In this talk, I will present several infectious disease models my group has developed since the beginning of the COVID-19 pandemic, using both classical differential equations as well as individual-based network models. All presented models incorporate certain aspects of human behavior (e.g., rates of mask wearing or vaccine uptake that depend on age, education, etc.) and social processes (e.g., homophily in social interaction patterns). A particular focus will be on heterogeneous mixing patterns. People with similar characteristics are more likely to interact, a phenomenon called assortative mixing or homophily. Empirical age-stratified social contact matrices have been derived by extensive survey work. We lack however similar empirical studies that provide social contact matrices for a population stratified by attributes beyond age, such as gender, sexual orientation, or ethnicity. Accounting for heterogeneities with respect to these attributes can have a profound effect on infectious disease model dynamics. I will present a new method, which uses linear algebra and non-linear optimization, to expand a given contact matrix to populations stratified by binary attributes with a known level of homophily and a known population-wide prevalence.
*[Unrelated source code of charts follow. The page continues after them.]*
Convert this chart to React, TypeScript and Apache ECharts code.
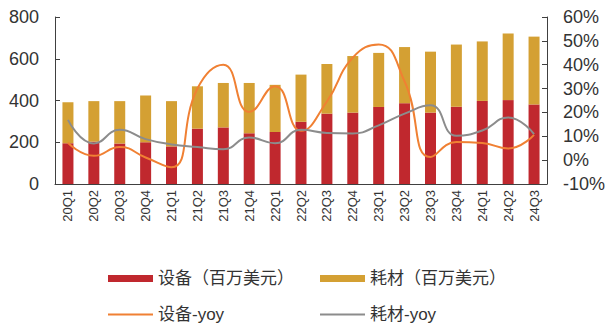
import React, { useEffect, useRef } from "react";
import * as echarts from "echarts";

// Quarterly categories
const quarters = [
  "20Q1", "20Q2", "20Q3", "20Q4",
  "21Q1", "21Q2", "21Q3", "21Q4",
  "22Q1", "22Q2", "22Q3", "22Q4",
  "23Q1", "23Q2", "23Q3", "23Q4",
  "24Q1", "24Q2", "24Q3",
];

// Revenue, USD millions
const equipment = [195, 203, 194, 200, 180, 265, 271, 243, 249, 298, 337, 342, 369, 387, 342, 370, 398, 402, 381];
const consumables = [197, 194, 203, 224, 217, 203, 213, 241, 226, 226, 238, 271, 259, 269, 292, 298, 285, 319, 325];

// Year-over-year growth, %
const equipmentYoy = [7.3, 1.8, 5.5, 1.1, -3.0, 30, 40, 20.2, 31, 12.3, 24.6, 43, 48.5, 33, 1.3, 7.6, 7.2, 4.9, 10.6];
const consumablesYoy = [16.9, 7, 12.7, 8.8, 6.6, 5.5, 4.6, 9.5, 7.1, 12.7, 11.4, 11.2, 14.6, 19.5, 23, 10.2, 12.4, 17.9, 10.9];

const leftTicks = { min: 0, max: 800, interval: 200 };
const rightTicks = { min: -10, max: 60, interval: 10 };

const RED = "#C0282E";
const GOLD = "#D4A033";
const ORANGE = "#F08033";
const GRAY = "#8C8C8C";
const AXIS = "#404040";
const TEXT = "#333333";
const FONT = "'Liberation Sans', 'Noto Sans CJK SC', sans-serif";

const NAME_EQ = "设备（百万美元）";
const NAME_CO = "耗材（百万美元）";
const NAME_EQ_YOY = "设备-yoy";
const NAME_CO_YOY = "耗材-yoy";

export default function App() {
  const ref = useRef<HTMLDivElement>(null);

  useEffect(() => {
    if (!ref.current) return;
    const chart = echarts.init(ref.current, undefined, { renderer: "svg" });

    const legendText = { fontSize: 17, color: TEXT, fontFamily: FONT };
    const legendBase = {
      orient: "horizontal" as const,
      itemWidth: 45,
      itemGap: 10,
      textStyle: legendText,
      selectedMode: false,
    };

    chart.setOption({
      animation: false,
      grid: { left: 55, right: 62, top: 17, bottom: 143, containLabel: false },
      legend: [
        { ...legendBase, left: 103, top: 265, itemHeight: 7, data: [{ name: NAME_EQ, icon: "rect" }] },
        { ...legendBase, left: 315, top: 265, itemHeight: 7, data: [{ name: NAME_CO, icon: "rect" }] },
        { ...legendBase, left: 103, top: 301, itemHeight: 2, data: [{ name: NAME_EQ_YOY, icon: "rect" }] },
        { ...legendBase, left: 315, top: 301, itemHeight: 2, data: [{ name: NAME_CO_YOY, icon: "rect" }] },
      ],
      xAxis: {
        type: "category",
        data: quarters,
        axisLine: { lineStyle: { color: AXIS, width: 1 } },
        axisTick: { inside: true, length: 4, lineStyle: { color: AXIS } },
        axisLabel: {
          rotate: 90,
          margin: 6,
          fontSize: 13,
          color: TEXT,
          fontFamily: FONT,
          interval: 0,
        },
      },
      yAxis: [
        {
          type: "value",
          ...leftTicks,
          splitLine: { show: false },
          axisLine: { show: true, lineStyle: { color: AXIS, width: 1 } },
          axisTick: { show: true, inside: true, length: 5, lineStyle: { color: AXIS } },
          axisLabel: { fontSize: 18, color: TEXT, fontFamily: FONT, margin: 16 },
        },
        {
          type: "value",
          position: "right",
          ...rightTicks,
          splitLine: { show: false },
          axisLine: { show: true, lineStyle: { color: AXIS, width: 1 } },
          axisTick: { show: true, inside: true, length: 5, lineStyle: { color: AXIS } },
          axisLabel: { fontSize: 18, color: TEXT, fontFamily: FONT, margin: 16, formatter: "{value}%" },
        },
      ],
      series: [
        {
          name: NAME_EQ,
          type: "bar",
          stack: "revenue",
          barWidth: 11,
          data: equipment,
          itemStyle: { color: RED },
        },
        {
          name: NAME_CO,
          type: "bar",
          stack: "revenue",
          barWidth: 11,
          data: consumables,
          itemStyle: { color: GOLD },
        },
        {
          name: NAME_EQ_YOY,
          type: "line",
          yAxisIndex: 1,
          smooth: true,
          showSymbol: false,
          symbol: "none",
          data: equipmentYoy,
          lineStyle: { color: ORANGE, width: 2 },
          itemStyle: { color: ORANGE },
        },
        {
          name: NAME_CO_YOY,
          type: "line",
          yAxisIndex: 1,
          smooth: true,
          showSymbol: false,
          symbol: "none",
          data: consumablesYoy,
          lineStyle: { color: GRAY, width: 2 },
          itemStyle: { color: GRAY },
        },
      ],
    });

    return () => chart.dispose();
  }, []);

  return (
    <div
      ref={ref}
      style={{ position: "fixed", left: 0, top: 0, width: 609, height: 327, background: "#fff" }}
    />
  );
}
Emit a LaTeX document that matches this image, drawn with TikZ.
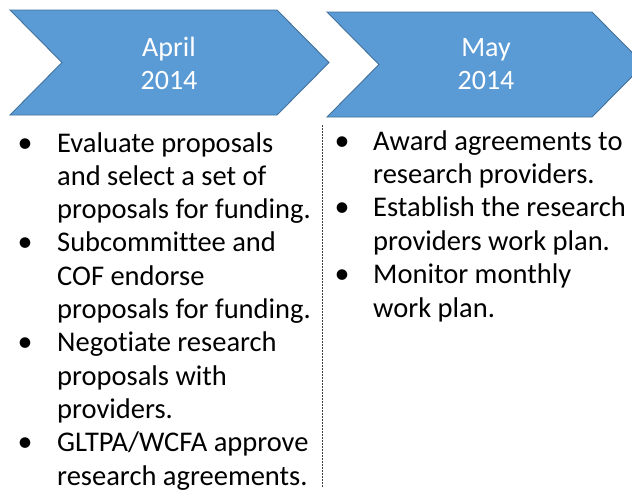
\documentclass[tikz,border=0pt]{standalone}
\usepackage{fontspec}
\setmainfont{Carlito}[Ligatures=NoCommon]
\definecolor{chevfill}{HTML}{5B9BD5}
\definecolor{chevline}{HTML}{41719C}
\definecolor{sepline}{HTML}{404040}
\tikzset{
  chev/.style={fill=chevfill,draw=chevline,line width=0.9pt,line join=miter},
  head/.style={text=white,font=\fontsize{28}{33}\selectfont,inner sep=0pt,anchor=base},
  body/.style={text=black,font=\fontsize{28.5}{33}\selectfont,inner sep=0pt,anchor=base west},
  bul/.style={text=black,font=\fontsize{30}{33}\selectfont,inner sep=0pt,anchor=base},
  sep/.style={draw=sepline,line width=1.3pt,dash pattern=on 2pt off 1pt}
}
\begin{document}
\begin{tikzpicture}[x=1pt,y=-1pt]
\useasboundingbox (0,0) rectangle (632,498);
\begin{scope}
\clip (0,0) rectangle (632,498);
\draw[chev] (10,10) -- (277,10) -- (329,62.5) -- (277,115) -- (10,115) -- (62,62.5) -- cycle;
\draw[chev] (327,12) -- (592,12) -- (644,64.5) -- (592,117) -- (327,117) -- (379,64.5) -- cycle;
\end{scope}
\node[head] (a1) at (169,56) {April};
\node[head] (a2) at (169,89) {2014};
\node[head] (m1) at (486,56) {May};
\node[head] (m2) at (486,89) {2014};
% separator
\coordinate (st) at (322.7,125);
\coordinate (sb) at (322.7,487);
\draw[sep] (st) -- (sb);
% left column
\foreach \i/\t in {1/{Evaluate proposals},2/{and select a set of},3/{proposals for funding.},4/{Subcommittee and},5/{COF endorse},6/{proposals for funding.},7/{Negotiate research},8/{proposals with},9/{providers.},10/{GLTPA/WCFA approve},11/{research agreements.}}{
  \node[body] (L\i) at (57,{152+33.3*(\i-1)}) {\t};
}
\foreach \i in {1,4,7,10}{
  \node[bul] (BL\i) at (25,{152+33.3*(\i-1)}) {•};
}
% right column
\foreach \i/\t in {1/{Award agreements to},2/{research providers.},3/{Establish the research},4/{providers work plan.},5/{Monitor monthly},6/{work plan.}}{
  \node[body] (R\i) at (373,{150+33.4*(\i-1)}) {\t};
}
\foreach \i in {1,3,5}{
  \node[bul] (BR\i) at (342,{150+33.4*(\i-1)}) {•};
}
\end{tikzpicture}
\end{document}
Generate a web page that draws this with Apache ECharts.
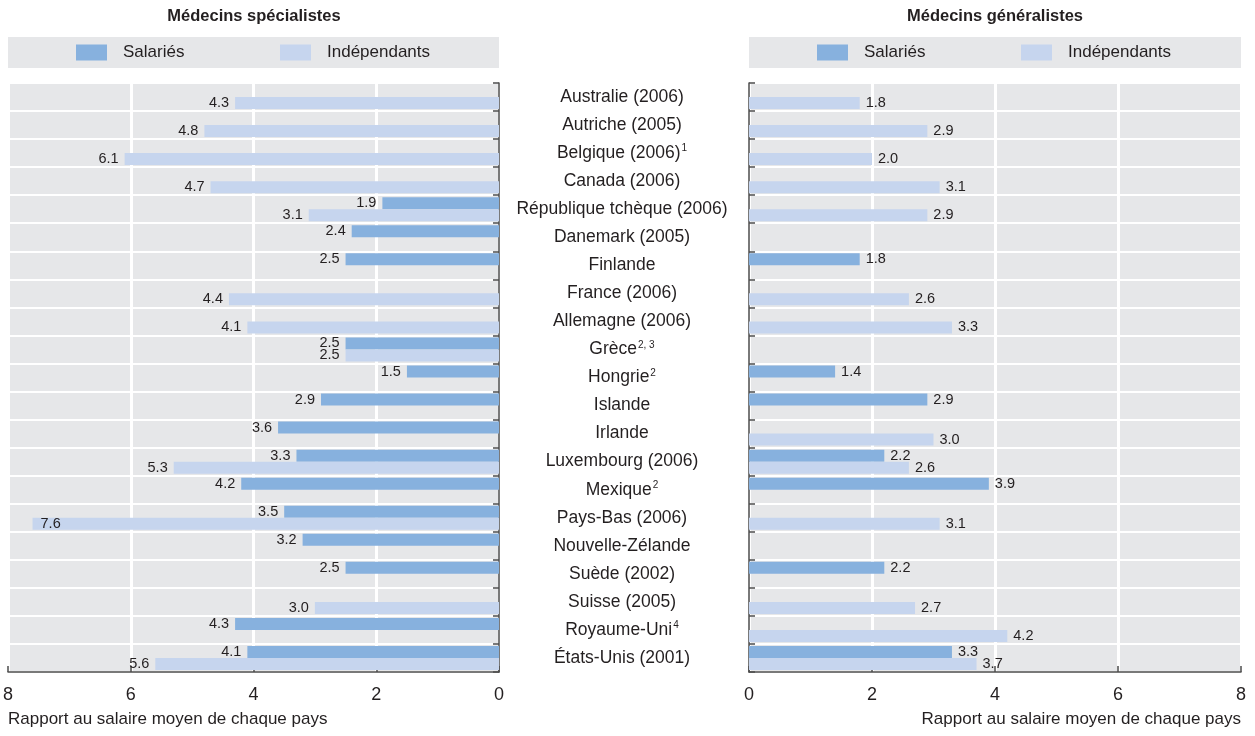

As an example, I will show how accounting for ethnic homophily in the United States can give rise to interesting and non-trivial trade-offs that should be taken into consideration when developing prioritization strategies for future mass vaccine rollouts.
Keywords: homophily, heterogeneous mixing, SIR-model, mathematical epidemiology, network models
References:
1) McCombs, A., & Kadelka, C. (2020). A model-based evaluation of the efficacy of COVID-19 social distancing, testing and hospital triage policies. PLoS Computational Biology, 16(10), e1008388.
2) Islam, M. R., Oraby, T., McCombs, A., Chowdhury, M. M., Al-Mamun, M., Tyshenko, M. G., & Kadelka, C. (2021). Evaluation of the United States COVID-19 vaccine allocation strategy. PloS one, 16(11), e0259700.
3) Kadelka, C., & McCombs, A. (2021). Effect of homophily and correlation of beliefs on COVID-19 and general infectious disease outbreaks. PloS one, 16(12), e0260973.
4) Kadelka, C., Islam, M. R., McCombs, A., Alston, J., & Morton, N. (2022). Ethnic homophily affects vaccine prioritization strategies. Journal of Theoretical Biology, 555, 111295.
5) Kadelka, C. (2023). Projecting social contact matrices to populations stratified by binary attributes with known homophily. Mathematical Biosciences and Engineering, 20(2), 3282-3300.